A Transmissão como Testemunha de Um Saber e de Uma Passagem.
O passe, em sua essência, é um momento singular no percurso analítico. Ele se apresenta como uma travessia que não diz respeito apenas ao fim de uma análise, mas a um movimento de elaboração e transmissão de um saber que surge a partir da experiência vivida na relação com o inconsciente. Trata-se de ser testemunha de si mesmo, do processo que nos atravessou, e de reconhecer um "saber" que se desvela sobre aquilo que foi, ao longo do tempo, a marca de uma travessia transformadora.
No passe, o analista em formação — o analisante que se propõe a esse testemunho — não é apenas aquele que conta uma história ou relata um percurso. Ele é, sobretudo, aquele que se coloca diante de um outro, no ato de transmitir um saber que emergiu da sua própria análise. Saber esse que não é acumulativo, como uma coleção de teorias, mas que toca o núcleo daquilo que foi atravessado: o seu desejo, a sua falta, as suas ficções, as renúncias e as reinvenções necessárias para que algo pudesse, enfim, passar.
Esse "saber sobre sua passagem" é profundamente íntimo, mas ao mesmo tempo universal. Ele carrega as marcas singulares de uma história subjetiva, mas se faz transmissível a partir de um ponto em que o singular encontra o coletivo: o sujeito não apenas passou, mas pôde dar forma ao que passou. Mais do que palavras, é um testemunho que se constitui em ato, colocando em jogo algo que não pode ser dito por completo, mas que pode ser articulado na linguagem do desejo.

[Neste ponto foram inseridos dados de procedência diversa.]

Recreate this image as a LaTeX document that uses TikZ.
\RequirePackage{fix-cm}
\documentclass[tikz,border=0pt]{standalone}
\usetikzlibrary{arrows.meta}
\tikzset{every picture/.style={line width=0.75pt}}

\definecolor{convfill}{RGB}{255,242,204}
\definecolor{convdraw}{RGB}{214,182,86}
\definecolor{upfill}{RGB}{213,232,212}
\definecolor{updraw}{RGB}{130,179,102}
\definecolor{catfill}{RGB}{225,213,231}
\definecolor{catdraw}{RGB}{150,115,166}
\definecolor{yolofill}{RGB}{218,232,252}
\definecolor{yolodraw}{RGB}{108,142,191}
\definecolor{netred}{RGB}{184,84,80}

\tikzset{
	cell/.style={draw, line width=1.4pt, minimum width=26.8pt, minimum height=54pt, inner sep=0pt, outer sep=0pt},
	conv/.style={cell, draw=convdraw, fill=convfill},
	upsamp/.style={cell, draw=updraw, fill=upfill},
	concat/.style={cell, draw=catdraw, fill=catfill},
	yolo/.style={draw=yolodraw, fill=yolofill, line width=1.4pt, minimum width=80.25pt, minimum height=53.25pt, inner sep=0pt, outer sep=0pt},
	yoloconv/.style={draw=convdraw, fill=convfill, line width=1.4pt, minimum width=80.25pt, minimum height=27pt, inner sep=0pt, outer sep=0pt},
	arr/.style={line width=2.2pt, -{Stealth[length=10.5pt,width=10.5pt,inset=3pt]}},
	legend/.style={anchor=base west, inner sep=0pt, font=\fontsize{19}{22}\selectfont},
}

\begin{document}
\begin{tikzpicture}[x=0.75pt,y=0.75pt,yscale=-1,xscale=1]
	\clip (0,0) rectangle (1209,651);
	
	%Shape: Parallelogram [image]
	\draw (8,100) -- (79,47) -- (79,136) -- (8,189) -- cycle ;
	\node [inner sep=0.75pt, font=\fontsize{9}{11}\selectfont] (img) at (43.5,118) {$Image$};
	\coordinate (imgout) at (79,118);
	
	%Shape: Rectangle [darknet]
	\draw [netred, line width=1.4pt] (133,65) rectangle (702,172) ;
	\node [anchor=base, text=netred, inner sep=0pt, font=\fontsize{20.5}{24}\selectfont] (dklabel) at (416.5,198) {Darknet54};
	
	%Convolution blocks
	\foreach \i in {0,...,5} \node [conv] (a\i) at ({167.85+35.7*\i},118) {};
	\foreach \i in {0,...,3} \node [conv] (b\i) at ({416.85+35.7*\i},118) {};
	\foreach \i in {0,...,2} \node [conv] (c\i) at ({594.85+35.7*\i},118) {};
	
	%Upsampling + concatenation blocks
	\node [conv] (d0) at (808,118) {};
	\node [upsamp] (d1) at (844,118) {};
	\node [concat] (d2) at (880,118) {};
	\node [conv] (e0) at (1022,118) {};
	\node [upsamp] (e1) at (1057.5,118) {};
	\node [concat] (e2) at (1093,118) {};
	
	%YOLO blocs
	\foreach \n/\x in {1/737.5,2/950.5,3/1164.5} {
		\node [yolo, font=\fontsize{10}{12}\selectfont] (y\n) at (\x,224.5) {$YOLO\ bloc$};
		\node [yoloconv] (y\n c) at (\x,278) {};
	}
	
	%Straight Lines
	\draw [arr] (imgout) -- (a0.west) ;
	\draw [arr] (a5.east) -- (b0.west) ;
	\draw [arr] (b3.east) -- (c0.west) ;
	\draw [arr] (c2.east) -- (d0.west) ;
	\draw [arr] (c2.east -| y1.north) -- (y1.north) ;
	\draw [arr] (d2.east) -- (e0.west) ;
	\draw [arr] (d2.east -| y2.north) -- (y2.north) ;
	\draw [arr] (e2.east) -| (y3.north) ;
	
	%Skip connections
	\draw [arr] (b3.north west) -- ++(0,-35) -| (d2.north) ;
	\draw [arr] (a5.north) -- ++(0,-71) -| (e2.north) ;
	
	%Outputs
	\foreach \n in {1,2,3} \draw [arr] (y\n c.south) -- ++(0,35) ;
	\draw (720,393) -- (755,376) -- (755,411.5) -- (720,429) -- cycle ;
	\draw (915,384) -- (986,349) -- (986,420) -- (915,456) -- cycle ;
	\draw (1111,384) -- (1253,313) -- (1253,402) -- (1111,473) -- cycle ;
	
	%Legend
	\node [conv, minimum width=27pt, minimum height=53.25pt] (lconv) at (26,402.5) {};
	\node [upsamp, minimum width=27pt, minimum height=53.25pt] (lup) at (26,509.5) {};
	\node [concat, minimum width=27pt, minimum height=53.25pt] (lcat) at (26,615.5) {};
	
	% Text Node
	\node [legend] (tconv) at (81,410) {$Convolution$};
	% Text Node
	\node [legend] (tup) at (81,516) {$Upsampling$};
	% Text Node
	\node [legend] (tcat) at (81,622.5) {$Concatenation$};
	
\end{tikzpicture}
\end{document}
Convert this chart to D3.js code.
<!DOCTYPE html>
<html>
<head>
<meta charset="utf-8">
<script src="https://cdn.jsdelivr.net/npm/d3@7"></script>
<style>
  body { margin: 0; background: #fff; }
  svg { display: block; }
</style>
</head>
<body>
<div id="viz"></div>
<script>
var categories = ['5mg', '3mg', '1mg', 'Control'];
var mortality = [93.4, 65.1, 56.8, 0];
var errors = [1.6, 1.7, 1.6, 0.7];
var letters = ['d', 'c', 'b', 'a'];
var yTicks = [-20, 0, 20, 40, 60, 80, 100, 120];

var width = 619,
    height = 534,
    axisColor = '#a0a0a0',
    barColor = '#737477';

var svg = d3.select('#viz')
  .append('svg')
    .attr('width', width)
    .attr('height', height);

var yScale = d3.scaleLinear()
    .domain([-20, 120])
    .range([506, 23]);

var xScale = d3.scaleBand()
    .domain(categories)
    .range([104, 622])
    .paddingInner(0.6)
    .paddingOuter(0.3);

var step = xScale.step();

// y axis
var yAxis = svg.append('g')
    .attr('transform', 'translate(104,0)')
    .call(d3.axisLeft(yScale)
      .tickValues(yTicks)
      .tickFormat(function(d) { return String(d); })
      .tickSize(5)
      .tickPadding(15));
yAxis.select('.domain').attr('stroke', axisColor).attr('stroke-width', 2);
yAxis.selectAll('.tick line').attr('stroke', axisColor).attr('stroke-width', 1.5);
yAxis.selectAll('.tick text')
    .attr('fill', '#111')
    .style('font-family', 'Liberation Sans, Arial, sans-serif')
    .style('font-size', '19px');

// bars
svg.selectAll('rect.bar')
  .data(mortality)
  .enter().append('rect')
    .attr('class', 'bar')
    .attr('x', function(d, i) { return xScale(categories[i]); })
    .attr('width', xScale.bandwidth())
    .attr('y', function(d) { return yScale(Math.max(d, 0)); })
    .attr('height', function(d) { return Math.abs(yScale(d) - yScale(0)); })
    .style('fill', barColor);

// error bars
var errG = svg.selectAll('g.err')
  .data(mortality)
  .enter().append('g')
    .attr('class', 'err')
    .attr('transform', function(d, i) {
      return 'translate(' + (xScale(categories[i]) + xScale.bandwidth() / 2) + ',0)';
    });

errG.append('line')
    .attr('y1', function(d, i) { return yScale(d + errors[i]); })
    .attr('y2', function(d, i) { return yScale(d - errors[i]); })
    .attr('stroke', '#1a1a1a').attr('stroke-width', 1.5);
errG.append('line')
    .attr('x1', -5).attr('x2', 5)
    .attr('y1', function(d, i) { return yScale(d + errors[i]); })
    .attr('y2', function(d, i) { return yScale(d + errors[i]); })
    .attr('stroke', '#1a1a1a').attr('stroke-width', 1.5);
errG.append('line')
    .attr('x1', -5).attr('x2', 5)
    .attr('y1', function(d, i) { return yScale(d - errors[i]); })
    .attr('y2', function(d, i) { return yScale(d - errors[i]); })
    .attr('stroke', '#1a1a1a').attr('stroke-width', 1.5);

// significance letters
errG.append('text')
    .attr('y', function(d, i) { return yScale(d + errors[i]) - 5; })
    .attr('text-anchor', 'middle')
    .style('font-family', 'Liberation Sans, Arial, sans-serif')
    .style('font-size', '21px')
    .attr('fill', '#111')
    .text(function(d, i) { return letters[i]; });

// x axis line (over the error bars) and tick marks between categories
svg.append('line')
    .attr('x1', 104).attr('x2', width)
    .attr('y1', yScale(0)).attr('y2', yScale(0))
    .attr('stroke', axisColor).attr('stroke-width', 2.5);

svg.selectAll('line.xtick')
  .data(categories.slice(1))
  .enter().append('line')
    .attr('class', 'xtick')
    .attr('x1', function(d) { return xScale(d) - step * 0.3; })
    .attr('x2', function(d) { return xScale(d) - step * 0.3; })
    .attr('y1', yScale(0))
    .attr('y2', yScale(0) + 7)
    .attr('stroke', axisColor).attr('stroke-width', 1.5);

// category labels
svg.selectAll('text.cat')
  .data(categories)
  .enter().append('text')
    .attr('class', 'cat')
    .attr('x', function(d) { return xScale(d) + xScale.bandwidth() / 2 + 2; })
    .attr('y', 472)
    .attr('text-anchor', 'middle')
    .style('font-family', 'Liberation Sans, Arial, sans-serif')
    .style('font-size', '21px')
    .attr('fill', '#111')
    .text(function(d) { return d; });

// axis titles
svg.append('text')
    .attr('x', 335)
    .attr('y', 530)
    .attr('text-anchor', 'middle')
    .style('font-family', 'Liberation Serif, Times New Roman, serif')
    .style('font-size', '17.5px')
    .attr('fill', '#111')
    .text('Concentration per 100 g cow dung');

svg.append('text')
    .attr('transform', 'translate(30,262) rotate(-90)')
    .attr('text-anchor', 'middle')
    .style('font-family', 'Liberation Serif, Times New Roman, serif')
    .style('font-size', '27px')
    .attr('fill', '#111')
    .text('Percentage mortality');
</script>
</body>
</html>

A testemunha no passe não é, portanto, um narrador neutro. Ela é parte ativa do processo, pois o que está em questão não é apenas o que aconteceu no percurso da análise, mas como isso se articula ao desejo de analista. O passe, nesse sentido, é também um ato ético: o compromisso com o próprio desejo, com o saber que advém dessa experiência, e com o desejo de transmitir algo que possa reverberar em outros. Não é um fim no sentido clássico, mas uma abertura para um novo posicionamento diante do desejo e da transferência.
Há algo de profundamente humano no passe. Ele nos lembra que a análise é, em última instância, um trabalho de atravessamento — de passagem. Um processo em que não apenas se nomeia o que faltava, mas em que se aprende a conviver com a falta, a fazer dela um motor de criação, em vez de um entrave paralisante. Saber sobre a própria passagem é reconhecer a marca do que mudou, do que não se repetirá mais da mesma maneira, e do que, por isso mesmo, pode ser transmitido.
No passe, o analisante se torna autor e testemunha do próprio processo. Não se trata apenas de dizer "eu passei", mas de dar testemunho de um saber que agora pode ser compartilhado. É o ponto em que a travessia pessoal se abre para o coletivo, onde a singularidade do desejo encontra sua dimensão transmissível. O saber sobre sua passagem não é uma conclusão, mas uma abertura para aquilo que, ao se transmitir, continua a transformar.